Constituency details
- Country: India
- Region: East India
- State: West Bengal
- District: North 24 Parganas
- Lok Sabha constituency: Barrackpore
- Established: 1951
- Abolished: 2011
- Reservation: None

= Titagarh Assembly constituency =

Titagarh Assembly constituency was an assembly constituency in North 24 Parganas district in the Indian state of West Bengal.

==Overview==
As a consequence of the orders of the Delimitation Commission, while Barrackpur Assembly constituency comes into existence in 2011, Titagarh Assembly constituency ceases to exist from the same year.

Titagarh Assembly constituency was part of 15. Barrackpore (Lok Sabha constituency).

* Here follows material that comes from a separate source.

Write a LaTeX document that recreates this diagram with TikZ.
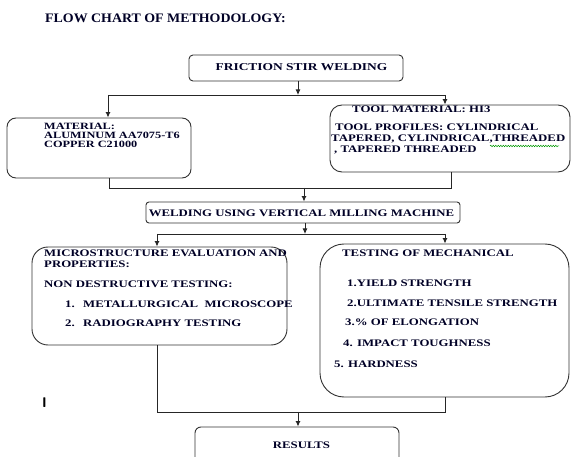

== Members of the Legislative Assembly ==

| Election Year | Name of M.L.A. | Party affiliation |
|---|---|---|
| 1951 | Krishna Kumar Shukla | Indian National Congress |
| 1957 | Krishna Kumar Shukla | Indian National Congress |
| 1962 | Krishna Kumar Shukla | Indian National Congress |
| 1967 | Krishna Kumar Shukla | Indian National Congress |
| 1969 | Mohammed Amin | Communist Party of India (Marxist) |
| 1971 | Mohammad Amin | Communist Party of India (Marxist) |
| 1972 | Mohammad Amin | Communist Party of India (Marxist) |
| 1977 | Mohammad Amin | Communist Party of India (Marxist) |
| 1982 | Ganga Prasad Shaw | Indian National Congress |
| 1987 | Ganga Prasad Shaw | Indian National Congress |
| 1991 | Dr. Pravin Kumar Shaw | Communist Party of India (Marxist) |
| 1996 | Dr. Pravin Kumar Shaw | Communist Party of India (Marxist) |
| 2001 | Dr. Pravin Kumar Shaw | Communist Party of India (Marxist) |
| 2006 | Dr. Pravin Kumar Shaw | Communist Party of India (Marxist) |

Note: For MLAs from the area in subsequent years see Barrackpore Assembly constituency

==Election results==
===1977–2006===
In the 2006, 2001, 1996 and 1991 state assembly elections Dr. Pravin Kumar Shaw of CPI(M) won the 133 Titagarh assembly seat defeating Meena Ghosh of Trinamool Congress in 2006, Ashok Shukla of Trinamool Congress in 2001 and Congress in 1996, and Ganga Prasad Saha of Congress in 1991. Ganga Prasad Show of Congress defeated Mohammed Amin of CPI (M) in 1987 and 1982. Mohammed Amin of CPI (M) defeated Ganga Prasad Shaw of Congress in 1977.

===1951–1972===
Mohammed Amin of CPI(M) won in 1972, 1971 and 1969. Krishna Kumar Shukla of Congress won in 1967, 1962, 1957 and in independent India’s first election in 1951.